EXERCISE DESCRIPTION: Retype the data exactly, from its first line to the line containing "const yMin = 50, yMax = 110, yStep = 10;", including both, and skip any picture.

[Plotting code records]

------------------------------------------------

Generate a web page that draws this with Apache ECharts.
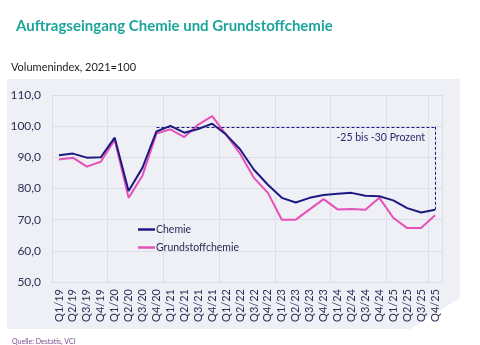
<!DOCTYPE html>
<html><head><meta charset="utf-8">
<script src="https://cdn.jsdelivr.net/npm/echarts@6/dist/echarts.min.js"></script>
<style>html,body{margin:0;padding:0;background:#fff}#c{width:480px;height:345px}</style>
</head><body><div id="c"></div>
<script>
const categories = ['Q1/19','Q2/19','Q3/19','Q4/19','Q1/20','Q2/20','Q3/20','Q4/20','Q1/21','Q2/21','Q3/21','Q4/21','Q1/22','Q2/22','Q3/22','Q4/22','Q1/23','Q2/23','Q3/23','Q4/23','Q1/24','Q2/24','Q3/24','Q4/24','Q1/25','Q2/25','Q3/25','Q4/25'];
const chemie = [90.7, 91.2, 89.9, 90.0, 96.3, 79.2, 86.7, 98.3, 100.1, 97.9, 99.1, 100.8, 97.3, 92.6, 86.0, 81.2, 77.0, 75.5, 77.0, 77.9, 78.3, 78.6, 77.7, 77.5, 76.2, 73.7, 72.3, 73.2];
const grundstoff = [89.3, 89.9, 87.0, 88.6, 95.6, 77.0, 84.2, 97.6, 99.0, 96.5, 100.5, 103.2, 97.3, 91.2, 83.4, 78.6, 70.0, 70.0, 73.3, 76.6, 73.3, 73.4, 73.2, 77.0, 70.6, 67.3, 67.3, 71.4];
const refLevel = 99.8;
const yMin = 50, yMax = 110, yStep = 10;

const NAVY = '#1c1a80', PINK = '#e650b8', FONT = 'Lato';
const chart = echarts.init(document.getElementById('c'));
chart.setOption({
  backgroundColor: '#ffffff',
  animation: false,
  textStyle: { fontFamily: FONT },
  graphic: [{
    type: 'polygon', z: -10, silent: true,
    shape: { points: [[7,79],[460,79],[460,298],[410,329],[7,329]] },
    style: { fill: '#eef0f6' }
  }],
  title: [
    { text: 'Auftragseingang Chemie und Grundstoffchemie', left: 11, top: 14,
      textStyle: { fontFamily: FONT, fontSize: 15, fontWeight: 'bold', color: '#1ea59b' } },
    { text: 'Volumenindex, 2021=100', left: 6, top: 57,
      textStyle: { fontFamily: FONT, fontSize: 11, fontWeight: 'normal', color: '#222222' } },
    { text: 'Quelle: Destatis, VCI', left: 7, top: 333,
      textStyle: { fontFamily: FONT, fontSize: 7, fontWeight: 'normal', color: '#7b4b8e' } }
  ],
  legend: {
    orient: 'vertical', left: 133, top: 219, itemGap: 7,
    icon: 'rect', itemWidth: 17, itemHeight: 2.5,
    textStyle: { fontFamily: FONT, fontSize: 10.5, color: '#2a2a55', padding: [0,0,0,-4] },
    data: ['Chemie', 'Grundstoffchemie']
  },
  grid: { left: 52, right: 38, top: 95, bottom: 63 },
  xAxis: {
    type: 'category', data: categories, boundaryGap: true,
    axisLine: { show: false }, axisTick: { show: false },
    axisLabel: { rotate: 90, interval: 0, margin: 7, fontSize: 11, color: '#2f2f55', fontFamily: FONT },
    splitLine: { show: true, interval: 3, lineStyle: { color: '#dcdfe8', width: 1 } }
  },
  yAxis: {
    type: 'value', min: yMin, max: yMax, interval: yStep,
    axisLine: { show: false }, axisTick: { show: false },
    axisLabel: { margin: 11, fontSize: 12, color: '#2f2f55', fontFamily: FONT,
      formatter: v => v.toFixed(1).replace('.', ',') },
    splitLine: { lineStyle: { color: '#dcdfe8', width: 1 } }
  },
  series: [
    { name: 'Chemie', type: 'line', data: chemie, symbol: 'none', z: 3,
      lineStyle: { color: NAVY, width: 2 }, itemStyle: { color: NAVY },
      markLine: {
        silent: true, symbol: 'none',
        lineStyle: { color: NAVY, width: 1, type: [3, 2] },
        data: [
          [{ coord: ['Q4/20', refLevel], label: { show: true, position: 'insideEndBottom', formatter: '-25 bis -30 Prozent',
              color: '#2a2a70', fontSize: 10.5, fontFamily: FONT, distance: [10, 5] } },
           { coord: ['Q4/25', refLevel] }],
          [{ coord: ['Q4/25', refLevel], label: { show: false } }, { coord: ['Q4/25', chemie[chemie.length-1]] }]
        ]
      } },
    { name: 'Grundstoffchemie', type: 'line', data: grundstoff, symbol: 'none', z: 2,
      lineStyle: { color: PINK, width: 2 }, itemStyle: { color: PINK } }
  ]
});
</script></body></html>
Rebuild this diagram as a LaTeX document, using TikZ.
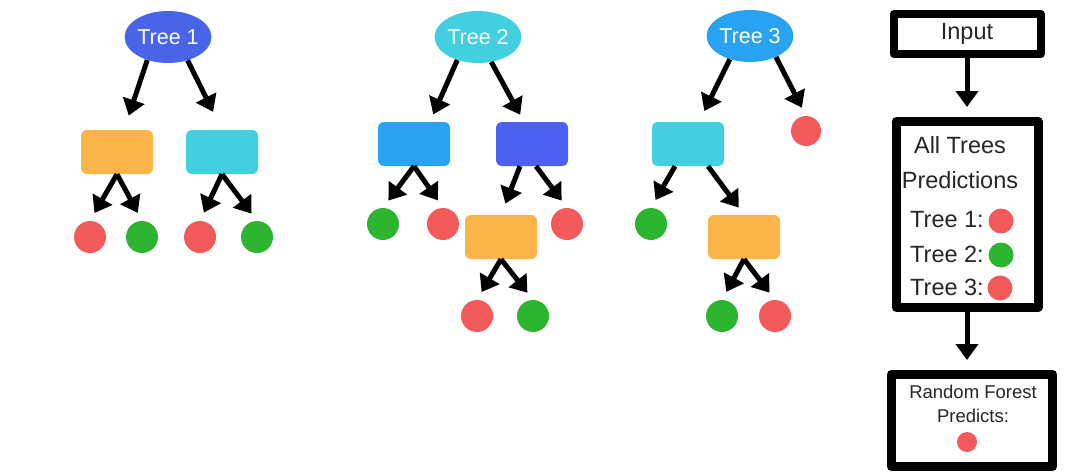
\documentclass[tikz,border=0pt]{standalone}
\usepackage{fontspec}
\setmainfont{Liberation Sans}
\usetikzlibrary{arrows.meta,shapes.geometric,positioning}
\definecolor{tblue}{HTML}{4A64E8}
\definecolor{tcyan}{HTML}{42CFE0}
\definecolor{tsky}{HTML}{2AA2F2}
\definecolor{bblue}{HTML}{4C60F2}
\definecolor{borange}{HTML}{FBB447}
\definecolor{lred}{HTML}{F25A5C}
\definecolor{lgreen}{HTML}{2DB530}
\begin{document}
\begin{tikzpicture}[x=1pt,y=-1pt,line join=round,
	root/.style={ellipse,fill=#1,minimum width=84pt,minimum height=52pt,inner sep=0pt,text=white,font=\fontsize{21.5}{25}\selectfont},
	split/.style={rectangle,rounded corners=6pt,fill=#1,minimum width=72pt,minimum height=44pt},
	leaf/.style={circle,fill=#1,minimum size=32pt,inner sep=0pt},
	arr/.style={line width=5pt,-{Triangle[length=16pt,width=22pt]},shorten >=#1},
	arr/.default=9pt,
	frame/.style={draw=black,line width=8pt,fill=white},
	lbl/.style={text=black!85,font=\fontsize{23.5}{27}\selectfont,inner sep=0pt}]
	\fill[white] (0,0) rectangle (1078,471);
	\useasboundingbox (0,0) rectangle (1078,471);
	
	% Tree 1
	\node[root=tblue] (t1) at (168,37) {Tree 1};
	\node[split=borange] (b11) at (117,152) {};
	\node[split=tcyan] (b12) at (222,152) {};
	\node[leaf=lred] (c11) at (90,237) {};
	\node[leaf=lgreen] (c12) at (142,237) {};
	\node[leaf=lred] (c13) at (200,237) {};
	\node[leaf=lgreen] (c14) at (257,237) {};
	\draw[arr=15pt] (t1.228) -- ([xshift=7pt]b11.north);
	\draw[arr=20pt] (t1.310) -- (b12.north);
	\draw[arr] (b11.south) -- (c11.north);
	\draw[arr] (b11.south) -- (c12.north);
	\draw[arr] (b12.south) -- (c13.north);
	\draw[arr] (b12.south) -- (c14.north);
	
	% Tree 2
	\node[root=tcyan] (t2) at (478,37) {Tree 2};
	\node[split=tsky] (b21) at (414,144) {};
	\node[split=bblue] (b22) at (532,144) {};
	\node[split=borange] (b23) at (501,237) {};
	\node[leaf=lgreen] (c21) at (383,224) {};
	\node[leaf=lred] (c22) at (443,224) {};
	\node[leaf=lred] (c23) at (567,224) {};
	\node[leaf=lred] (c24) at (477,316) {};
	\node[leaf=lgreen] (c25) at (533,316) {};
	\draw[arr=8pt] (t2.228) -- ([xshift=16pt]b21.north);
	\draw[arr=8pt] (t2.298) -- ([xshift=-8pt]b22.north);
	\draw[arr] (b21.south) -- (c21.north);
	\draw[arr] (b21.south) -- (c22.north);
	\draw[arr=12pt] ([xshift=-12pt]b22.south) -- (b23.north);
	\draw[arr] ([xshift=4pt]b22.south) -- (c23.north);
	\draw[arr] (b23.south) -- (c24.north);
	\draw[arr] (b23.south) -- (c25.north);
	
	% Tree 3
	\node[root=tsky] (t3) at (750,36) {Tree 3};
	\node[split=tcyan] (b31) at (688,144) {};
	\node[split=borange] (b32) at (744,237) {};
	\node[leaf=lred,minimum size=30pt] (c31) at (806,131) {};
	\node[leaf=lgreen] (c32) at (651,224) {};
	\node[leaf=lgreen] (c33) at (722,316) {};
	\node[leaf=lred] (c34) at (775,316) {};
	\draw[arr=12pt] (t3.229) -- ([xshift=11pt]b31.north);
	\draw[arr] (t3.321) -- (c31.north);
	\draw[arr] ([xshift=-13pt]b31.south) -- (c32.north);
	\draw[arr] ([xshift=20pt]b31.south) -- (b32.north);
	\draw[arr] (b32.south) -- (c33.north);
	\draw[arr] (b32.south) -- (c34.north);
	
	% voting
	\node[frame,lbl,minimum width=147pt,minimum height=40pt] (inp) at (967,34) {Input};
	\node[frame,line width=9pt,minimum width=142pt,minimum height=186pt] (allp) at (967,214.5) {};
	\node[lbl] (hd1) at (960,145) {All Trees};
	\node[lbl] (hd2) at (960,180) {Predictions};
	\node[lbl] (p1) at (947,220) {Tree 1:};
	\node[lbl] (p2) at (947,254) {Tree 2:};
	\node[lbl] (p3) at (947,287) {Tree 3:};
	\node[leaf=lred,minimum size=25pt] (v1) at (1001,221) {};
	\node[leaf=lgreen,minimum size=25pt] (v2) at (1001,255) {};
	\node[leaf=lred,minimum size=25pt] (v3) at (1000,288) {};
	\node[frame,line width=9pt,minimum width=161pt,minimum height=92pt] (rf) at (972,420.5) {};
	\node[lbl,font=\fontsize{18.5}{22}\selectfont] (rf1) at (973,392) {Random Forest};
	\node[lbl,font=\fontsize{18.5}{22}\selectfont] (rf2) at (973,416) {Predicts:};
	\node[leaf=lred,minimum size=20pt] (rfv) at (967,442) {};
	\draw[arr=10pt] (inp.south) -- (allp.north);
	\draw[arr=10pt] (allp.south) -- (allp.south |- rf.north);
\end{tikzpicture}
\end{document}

------------------------------------------------

THE RESULT:
Generate a web page that draws this with Apache ECharts.
<!DOCTYPE html>
<html><head><meta charset="utf-8">
<script src="https://cdn.jsdelivr.net/npm/echarts@6/dist/echarts.min.js"></script>
<style>html,body{margin:0;padding:0;background:#fff}#c{width:480px;height:345px}</style>
</head><body><div id="c"></div>
<script>
const categories = ['Q1/19','Q2/19','Q3/19','Q4/19','Q1/20','Q2/20','Q3/20','Q4/20','Q1/21','Q2/21','Q3/21','Q4/21','Q1/22','Q2/22','Q3/22','Q4/22','Q1/23','Q2/23','Q3/23','Q4/23','Q1/24','Q2/24','Q3/24','Q4/24','Q1/25','Q2/25','Q3/25','Q4/25'];
const chemie = [90.7, 91.2, 89.9, 90.0, 96.3, 79.2, 86.7, 98.3, 100.1, 97.9, 99.1, 100.8, 97.3, 92.6, 86.0, 81.2, 77.0, 75.5, 77.0, 77.9, 78.3, 78.6, 77.7, 77.5, 76.2, 73.7, 72.3, 73.2];
const grundstoff = [89.3, 89.9, 87.0, 88.6, 95.6, 77.0, 84.2, 97.6, 99.0, 96.5, 100.5, 103.2, 97.3, 91.2, 83.4, 78.6, 70.0, 70.0, 73.3, 76.6, 73.3, 73.4, 73.2, 77.0, 70.6, 67.3, 67.3, 71.4];
const refLevel = 99.8;
const yMin = 50, yMax = 110, yStep = 10;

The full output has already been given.